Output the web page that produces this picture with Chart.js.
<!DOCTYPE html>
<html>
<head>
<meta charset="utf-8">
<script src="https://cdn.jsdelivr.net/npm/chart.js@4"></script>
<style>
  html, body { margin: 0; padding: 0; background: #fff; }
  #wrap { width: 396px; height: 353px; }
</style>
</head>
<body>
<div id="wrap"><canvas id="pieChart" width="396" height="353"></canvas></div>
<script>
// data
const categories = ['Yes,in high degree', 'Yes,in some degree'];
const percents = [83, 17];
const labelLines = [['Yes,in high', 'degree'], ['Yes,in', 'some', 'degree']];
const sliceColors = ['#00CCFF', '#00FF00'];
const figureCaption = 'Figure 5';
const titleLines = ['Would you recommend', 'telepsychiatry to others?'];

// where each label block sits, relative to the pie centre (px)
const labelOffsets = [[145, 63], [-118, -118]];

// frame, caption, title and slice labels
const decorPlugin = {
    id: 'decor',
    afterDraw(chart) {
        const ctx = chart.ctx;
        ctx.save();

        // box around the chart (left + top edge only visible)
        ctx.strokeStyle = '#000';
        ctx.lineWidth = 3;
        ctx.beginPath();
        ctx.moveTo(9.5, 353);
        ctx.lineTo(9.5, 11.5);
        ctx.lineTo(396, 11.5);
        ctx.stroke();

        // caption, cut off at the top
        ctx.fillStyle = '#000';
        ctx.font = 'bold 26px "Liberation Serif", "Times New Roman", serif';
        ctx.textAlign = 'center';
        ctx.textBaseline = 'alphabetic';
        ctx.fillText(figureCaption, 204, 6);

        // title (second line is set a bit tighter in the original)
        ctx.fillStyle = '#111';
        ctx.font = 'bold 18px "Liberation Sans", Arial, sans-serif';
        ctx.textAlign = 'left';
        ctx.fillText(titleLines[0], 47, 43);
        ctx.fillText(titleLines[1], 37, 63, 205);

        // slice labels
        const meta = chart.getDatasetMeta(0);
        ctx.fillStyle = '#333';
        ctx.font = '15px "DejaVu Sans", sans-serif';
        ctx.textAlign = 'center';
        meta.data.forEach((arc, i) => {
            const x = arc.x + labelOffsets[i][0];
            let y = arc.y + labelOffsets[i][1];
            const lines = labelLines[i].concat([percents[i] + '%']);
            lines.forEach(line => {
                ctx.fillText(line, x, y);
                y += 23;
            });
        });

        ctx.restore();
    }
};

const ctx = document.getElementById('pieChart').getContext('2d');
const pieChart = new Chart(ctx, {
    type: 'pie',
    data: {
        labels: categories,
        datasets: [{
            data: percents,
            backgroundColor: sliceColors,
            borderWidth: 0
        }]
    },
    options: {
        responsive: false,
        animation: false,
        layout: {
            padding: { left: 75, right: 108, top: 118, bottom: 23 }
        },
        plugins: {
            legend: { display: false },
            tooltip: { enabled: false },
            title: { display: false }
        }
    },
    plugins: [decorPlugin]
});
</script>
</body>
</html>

____________

### To do
Return the material in full, exactly as shown.

### Correct output
Output the web page that produces this picture with Chart.js.
<!DOCTYPE html>
<html>
<head>
<meta charset="utf-8">
<script src="https://cdn.jsdelivr.net/npm/chart.js@4"></script>
<style>
  html, body { margin: 0; padding: 0; background: #fff; }
  #wrap { width: 396px; height: 353px; }
</style>
</head>
<body>
<div id="wrap"><canvas id="pieChart" width="396" height="353"></canvas></div>
<script>
// data
const categories = ['Yes,in high degree', 'Yes,in some degree'];
const percents = [83, 17];
const labelLines = [['Yes,in high', 'degree'], ['Yes,in', 'some', 'degree']];
const sliceColors = ['#00CCFF', '#00FF00'];
const figureCaption = 'Figure 5';
const titleLines = ['Would you recommend', 'telepsychiatry to others?'];

// where each label block sits, relative to the pie centre (px)
const labelOffsets = [[145, 63], [-118, -118]];

// frame, caption, title and slice labels
const decorPlugin = {
    id: 'decor',
    afterDraw(chart) {
        const ctx = chart.ctx;
        ctx.save();

        // box around the chart (left + top edge only visible)
        ctx.strokeStyle = '#000';
        ctx.lineWidth = 3;
        ctx.beginPath();
        ctx.moveTo(9.5, 353);
        ctx.lineTo(9.5, 11.5);
        ctx.lineTo(396, 11.5);
        ctx.stroke();

        // caption, cut off at the top
        ctx.fillStyle = '#000';
        ctx.font = 'bold 26px "Liberation Serif", "Times New Roman", serif';
        ctx.textAlign = 'center';
        ctx.textBaseline = 'alphabetic';
        ctx.fillText(figureCaption, 204, 6);

        // title (second line is set a bit tighter in the original)
        ctx.fillStyle = '#111';
        ctx.font = 'bold 18px "Liberation Sans", Arial, sans-serif';
        ctx.textAlign = 'left';
        ctx.fillText(titleLines[0], 47, 43);
        ctx.fillText(titleLines[1], 37, 63, 205);

        // slice labels
        const meta = chart.getDatasetMeta(0);
        ctx.fillStyle = '#333';
        ctx.font = '15px "DejaVu Sans", sans-serif';
        ctx.textAlign = 'center';
        meta.data.forEach((arc, i) => {
            const x = arc.x + labelOffsets[i][0];
            let y = arc.y + labelOffsets[i][1];
            const lines = labelLines[i].concat([percents[i] + '%']);
            lines.forEach(line => {
                ctx.fillText(line, x, y);
                y += 23;
            });
        });

        ctx.restore();
    }
};

const ctx = document.getElementById('pieChart').getContext('2d');
const pieChart = new Chart(ctx, {
    type: 'pie',
    data: {
        labels: categories,
        datasets: [{
            data: percents,
            backgroundColor: sliceColors,
            borderWidth: 0
        }]
    },
    options: {
        responsive: false,
        animation: false,
        layout: {
            padding: { left: 75, right: 108, top: 118, bottom: 23 }
        },
        plugins: {
            legend: { display: false },
            tooltip: { enabled: false },
            title: { display: false }
        }
    },
    plugins: [decorPlugin]
});
</script>
</body>
</html>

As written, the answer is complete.